[Items listed in a dataset]
.....

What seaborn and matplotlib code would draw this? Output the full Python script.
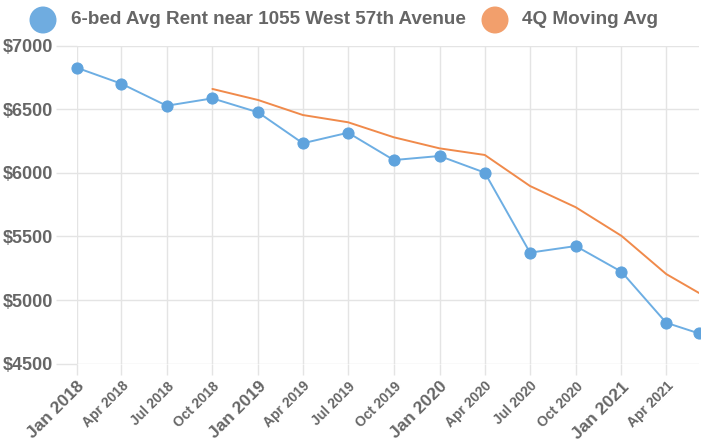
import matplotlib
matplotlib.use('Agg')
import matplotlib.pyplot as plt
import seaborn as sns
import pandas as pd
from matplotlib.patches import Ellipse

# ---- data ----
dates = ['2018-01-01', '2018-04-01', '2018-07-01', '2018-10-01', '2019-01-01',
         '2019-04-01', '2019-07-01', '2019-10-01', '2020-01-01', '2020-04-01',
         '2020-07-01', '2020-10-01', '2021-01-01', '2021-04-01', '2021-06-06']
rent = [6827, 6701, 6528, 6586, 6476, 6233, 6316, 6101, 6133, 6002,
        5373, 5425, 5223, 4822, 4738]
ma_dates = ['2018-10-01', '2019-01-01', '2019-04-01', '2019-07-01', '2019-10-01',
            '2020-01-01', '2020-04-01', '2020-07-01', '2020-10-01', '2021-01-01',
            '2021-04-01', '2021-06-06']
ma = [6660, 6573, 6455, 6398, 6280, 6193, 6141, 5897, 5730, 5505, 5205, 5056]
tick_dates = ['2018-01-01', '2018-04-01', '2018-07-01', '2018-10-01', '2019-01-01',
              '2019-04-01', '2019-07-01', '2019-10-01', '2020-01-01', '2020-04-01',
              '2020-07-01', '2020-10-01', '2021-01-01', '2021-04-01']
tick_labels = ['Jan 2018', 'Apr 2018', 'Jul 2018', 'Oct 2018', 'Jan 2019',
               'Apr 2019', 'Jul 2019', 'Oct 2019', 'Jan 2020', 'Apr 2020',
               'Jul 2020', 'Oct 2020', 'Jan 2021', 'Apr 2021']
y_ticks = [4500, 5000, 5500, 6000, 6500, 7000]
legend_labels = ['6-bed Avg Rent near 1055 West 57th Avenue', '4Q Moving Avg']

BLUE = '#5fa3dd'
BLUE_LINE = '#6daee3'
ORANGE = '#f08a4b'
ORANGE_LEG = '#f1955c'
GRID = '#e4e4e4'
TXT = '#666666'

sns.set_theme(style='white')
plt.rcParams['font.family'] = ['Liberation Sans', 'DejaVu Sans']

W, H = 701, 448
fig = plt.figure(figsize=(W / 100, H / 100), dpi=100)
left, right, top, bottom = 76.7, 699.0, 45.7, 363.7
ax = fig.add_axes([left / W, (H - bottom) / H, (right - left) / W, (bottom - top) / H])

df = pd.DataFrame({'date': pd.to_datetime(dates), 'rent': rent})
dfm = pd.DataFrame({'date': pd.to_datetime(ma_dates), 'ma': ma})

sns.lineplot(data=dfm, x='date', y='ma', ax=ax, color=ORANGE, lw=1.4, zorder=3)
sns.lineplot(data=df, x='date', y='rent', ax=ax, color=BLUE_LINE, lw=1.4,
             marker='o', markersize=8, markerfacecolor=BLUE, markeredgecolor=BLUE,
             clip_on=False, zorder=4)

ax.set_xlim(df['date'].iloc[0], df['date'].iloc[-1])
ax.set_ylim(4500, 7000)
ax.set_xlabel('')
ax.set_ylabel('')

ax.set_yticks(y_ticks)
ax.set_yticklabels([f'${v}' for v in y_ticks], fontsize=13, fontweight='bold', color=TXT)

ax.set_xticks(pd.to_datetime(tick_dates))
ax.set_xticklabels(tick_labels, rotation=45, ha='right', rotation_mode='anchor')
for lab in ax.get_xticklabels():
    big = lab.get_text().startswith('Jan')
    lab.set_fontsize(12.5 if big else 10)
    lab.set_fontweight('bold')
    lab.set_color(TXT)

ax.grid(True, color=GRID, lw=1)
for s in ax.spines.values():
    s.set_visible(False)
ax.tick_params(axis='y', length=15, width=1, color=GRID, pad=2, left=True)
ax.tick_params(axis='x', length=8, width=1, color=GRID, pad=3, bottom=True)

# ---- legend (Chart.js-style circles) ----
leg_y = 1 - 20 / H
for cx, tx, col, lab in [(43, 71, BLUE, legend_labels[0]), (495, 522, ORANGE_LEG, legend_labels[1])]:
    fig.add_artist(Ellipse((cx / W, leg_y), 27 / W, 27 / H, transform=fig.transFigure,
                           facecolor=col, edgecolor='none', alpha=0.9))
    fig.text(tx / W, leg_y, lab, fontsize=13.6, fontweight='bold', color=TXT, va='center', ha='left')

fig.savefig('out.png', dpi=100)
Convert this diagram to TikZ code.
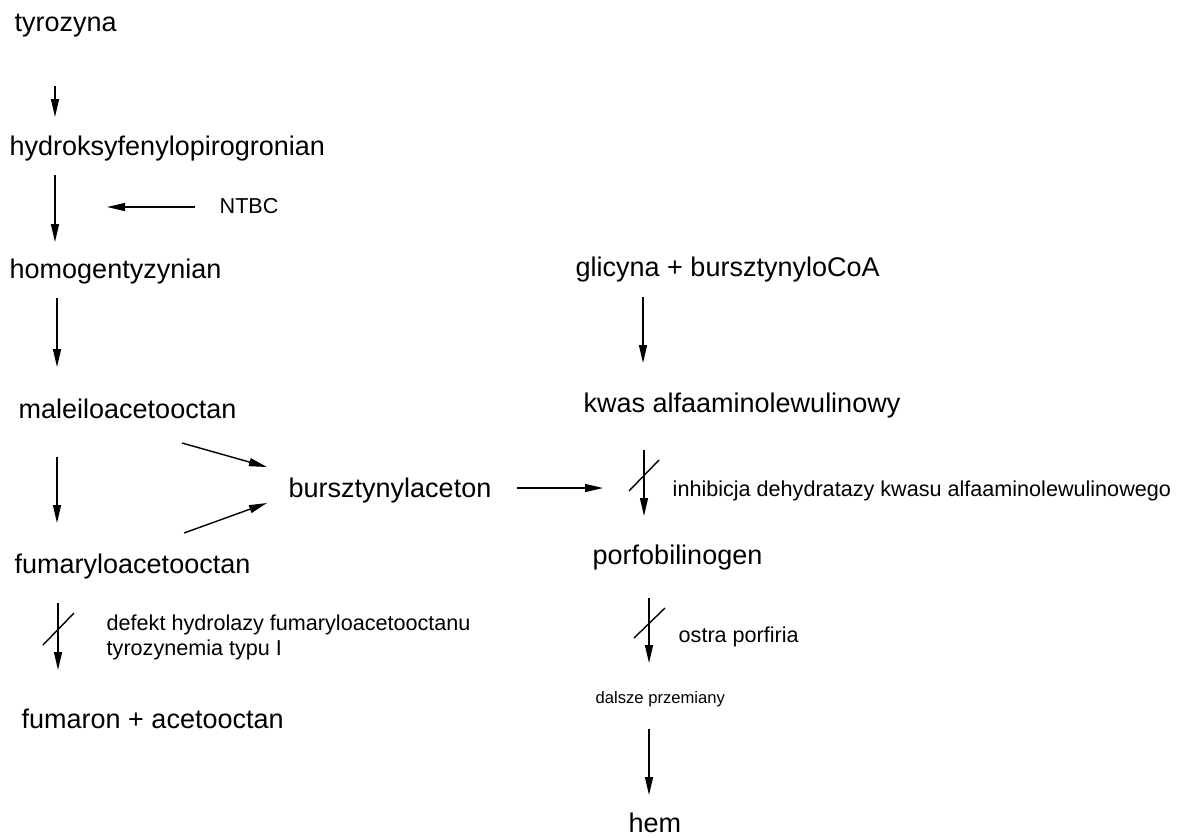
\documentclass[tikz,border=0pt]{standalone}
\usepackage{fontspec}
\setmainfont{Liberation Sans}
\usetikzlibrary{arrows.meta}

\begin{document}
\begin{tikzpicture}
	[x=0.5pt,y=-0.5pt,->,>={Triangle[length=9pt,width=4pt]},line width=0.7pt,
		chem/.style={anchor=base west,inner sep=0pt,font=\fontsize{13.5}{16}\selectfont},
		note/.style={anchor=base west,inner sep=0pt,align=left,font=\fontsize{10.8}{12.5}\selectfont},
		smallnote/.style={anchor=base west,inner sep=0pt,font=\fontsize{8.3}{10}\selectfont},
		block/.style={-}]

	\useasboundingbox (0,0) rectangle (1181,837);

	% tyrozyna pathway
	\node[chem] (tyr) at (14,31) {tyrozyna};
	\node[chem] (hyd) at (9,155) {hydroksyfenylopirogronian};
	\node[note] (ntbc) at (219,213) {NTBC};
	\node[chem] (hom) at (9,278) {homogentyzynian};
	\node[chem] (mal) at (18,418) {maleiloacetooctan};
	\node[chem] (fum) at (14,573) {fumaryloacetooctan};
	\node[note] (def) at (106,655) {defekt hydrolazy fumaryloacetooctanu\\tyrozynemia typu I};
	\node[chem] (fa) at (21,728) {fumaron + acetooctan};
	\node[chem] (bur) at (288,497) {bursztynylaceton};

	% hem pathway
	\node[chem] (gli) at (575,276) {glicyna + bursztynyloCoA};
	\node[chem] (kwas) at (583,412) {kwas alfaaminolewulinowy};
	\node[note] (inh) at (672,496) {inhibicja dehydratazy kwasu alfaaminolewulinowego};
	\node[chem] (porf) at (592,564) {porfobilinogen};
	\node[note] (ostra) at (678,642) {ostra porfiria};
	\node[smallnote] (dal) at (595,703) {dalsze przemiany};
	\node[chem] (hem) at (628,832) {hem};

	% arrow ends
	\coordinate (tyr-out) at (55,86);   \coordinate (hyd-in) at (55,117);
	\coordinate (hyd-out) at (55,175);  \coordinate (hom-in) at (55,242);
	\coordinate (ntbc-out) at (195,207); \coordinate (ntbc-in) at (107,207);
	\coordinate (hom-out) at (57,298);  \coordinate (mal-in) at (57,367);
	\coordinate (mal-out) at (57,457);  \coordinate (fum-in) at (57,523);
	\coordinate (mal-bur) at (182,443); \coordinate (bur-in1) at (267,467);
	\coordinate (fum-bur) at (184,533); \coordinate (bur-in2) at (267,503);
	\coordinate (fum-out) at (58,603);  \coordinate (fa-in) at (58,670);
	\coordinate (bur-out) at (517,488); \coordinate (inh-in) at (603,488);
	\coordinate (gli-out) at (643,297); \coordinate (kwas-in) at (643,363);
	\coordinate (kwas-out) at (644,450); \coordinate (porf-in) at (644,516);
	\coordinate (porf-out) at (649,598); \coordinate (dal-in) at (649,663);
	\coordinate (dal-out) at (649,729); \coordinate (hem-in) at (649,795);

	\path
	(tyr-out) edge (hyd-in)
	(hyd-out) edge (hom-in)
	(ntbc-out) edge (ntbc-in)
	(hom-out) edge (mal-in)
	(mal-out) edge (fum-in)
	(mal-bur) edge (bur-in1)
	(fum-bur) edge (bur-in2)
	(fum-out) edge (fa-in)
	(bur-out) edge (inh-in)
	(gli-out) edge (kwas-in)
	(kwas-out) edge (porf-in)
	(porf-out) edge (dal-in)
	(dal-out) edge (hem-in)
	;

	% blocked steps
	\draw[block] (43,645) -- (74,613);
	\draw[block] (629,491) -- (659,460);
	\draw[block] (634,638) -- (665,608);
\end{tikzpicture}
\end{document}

.....

Set problem —
Could you repeat exactly the lines from the first one of the records above through the line containing "from matplotlib.patches import Ellipse", leaving out any pictures?

Written answer —
What seaborn and matplotlib code would draw this? Output the full Python script.
import matplotlib
matplotlib.use('Agg')
import matplotlib.pyplot as plt
import seaborn as sns
import pandas as pd
from matplotlib.patches import Ellipse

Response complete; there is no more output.